I talked earlier about the perfect union between the Volvo XC90 Sport and the DWR Airstream, so I have some more tidbits of why it is so much fun towing our Airstream with this elegant SUV.
I wanted to tow the DWR Bambi Airstream with our Volvo XC70 station wagon, but since we couldn’t get a class 3 hitch mounted, we needed to upgrade our tow-vehicle and we hit it right with the Volvo XC90 Sport.
The whole point of a travel trailer is that when you disconnect you have a great vehicle to explore the region you are camping in and you have a great vehicle to sit in for 27 hours while driving to Florida or California during the winter for a break from the cold. I would not have been able to sit in most other tow-vehicles for 17 hours nearly non-stop and still be able to walk.
Auto-Leveling Rear Suspension
Since the Volvo XC90 Sport can carry 7 people it has the NIVOMAT LEVEL CONTROL SYSTEM (fully automatic) already installed that is an automatic shock absorber adjustment, depending on the load the car is carrying. The car returns to its unloaded height level automatically once the Airstream is disconnected from the Volvo. This also meant we didn’t need to get a clumsy load-balancing hitch.
You can also see on the pictures that we use Volvo’s caravan mirrors that give me a great view all around the DWR Airstream. Another benefit is that since the mirrors stick out, it is a great aid while driving through tight spaces, since the mirrors jut out a little past the trailer’s width.
Mirrors are cheap, Airstreams are not. The mirrors also pop off easily once we unhitch the Airstream trailer by opening the hood on the Volvo XC90. Tristan Grobel from Borton Volvo in Minneapolis found them for me.
Another great feature of the Volvo XC90 is that the Tailgate is split into two parts. This means that we can access the trunk space while being connected to the Airstream trailer.
If Volvo would have made the rear hatch in one section, the trailer lift jack would be in the way and you would have to disconnect the trailer to get to the items in your trunk.
Also, you can sit on the bottom hatch section and put your hiking boots on.
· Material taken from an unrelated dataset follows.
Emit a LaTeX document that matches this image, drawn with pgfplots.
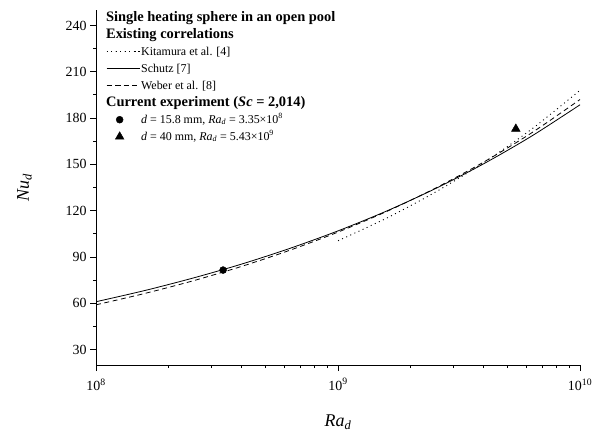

And, it certainly makes it easy to rest heavy items on there while you make space for the item in your trunk.
Shifting with Geartronic
The amazing thing is that even with the extra weight of the trailer the Volvo XC90 Sport handles with such ease and pulls uphill at 70MPH without showing much strain. When I’m driving on the freeway, I use the cruise control and when I hit a hill the Volvo will usually shift down from 6th to 5th, on steeper hills it will shift to 4th. If it really gets steep, it will shift to 3rd – but then why scream up a hill? So, I use the geartronic shifter and switch it back to 4th; this will make the rig slow dow a bit, but I think it is much more pleasant that way.
I use the greatronic shifter all the time. I can anticipate a downshift and force the Volvo XC90 Sport to stay in a certain gear, making for a much smoother, less revved-up ride.
In fact I would propose a “brake-tax.” If you have to use the brakes, you didn’t anticipate and look far enough ahead. The “brake-tax” would be a meter in your car counting the number of times you depress the brake pedal when driving and you would pay the state to improve the roads.
I see brake lights going off like firecrackers, for no good reason except that everybody is tailgating and therefore can’t anticipate speed changes of the traffic ahead. When you leave enough distance, you will hardly need to brake. Of course, the person behind you is freaking out because they might not get to their destination 30-seconds earlier with burned-out brake-pads, stressed out body and maybe feeling unconsciously bad about having pushed other people around.
So, I really like space in front of me and I’m certain the persons in front of me likes space behind them. I’m not pushing and if they are slow, I pass, yes even with the Airstream. It is amazing what torque the V8 Yamaha engine in the Volvo XC90 Sport can crank out, if necessary.
My list of good driving includes:
- Keep a distance and give space to other vehicles – especially bikes and motorcycles
- Merge at same speed as freeway traffic, get it up to speed, don’t dwaddle
- Signal all your turns
- Try to drive using your breaks as little as possible, this will solve most bad driving behavior from the start. It is amazing how coasting will slow you down when you have the space to do it in.
- Don’t push! Only push if you like to be pushed.
- Enjoy the process of driving; don’t focus on getting to the destination – there are many beautiful people and places between start and finish.
So that is how I drive and why I love a wonderfully-designed and well-powered tow-vehicle to pull our beautiful DWR Airstream trailer.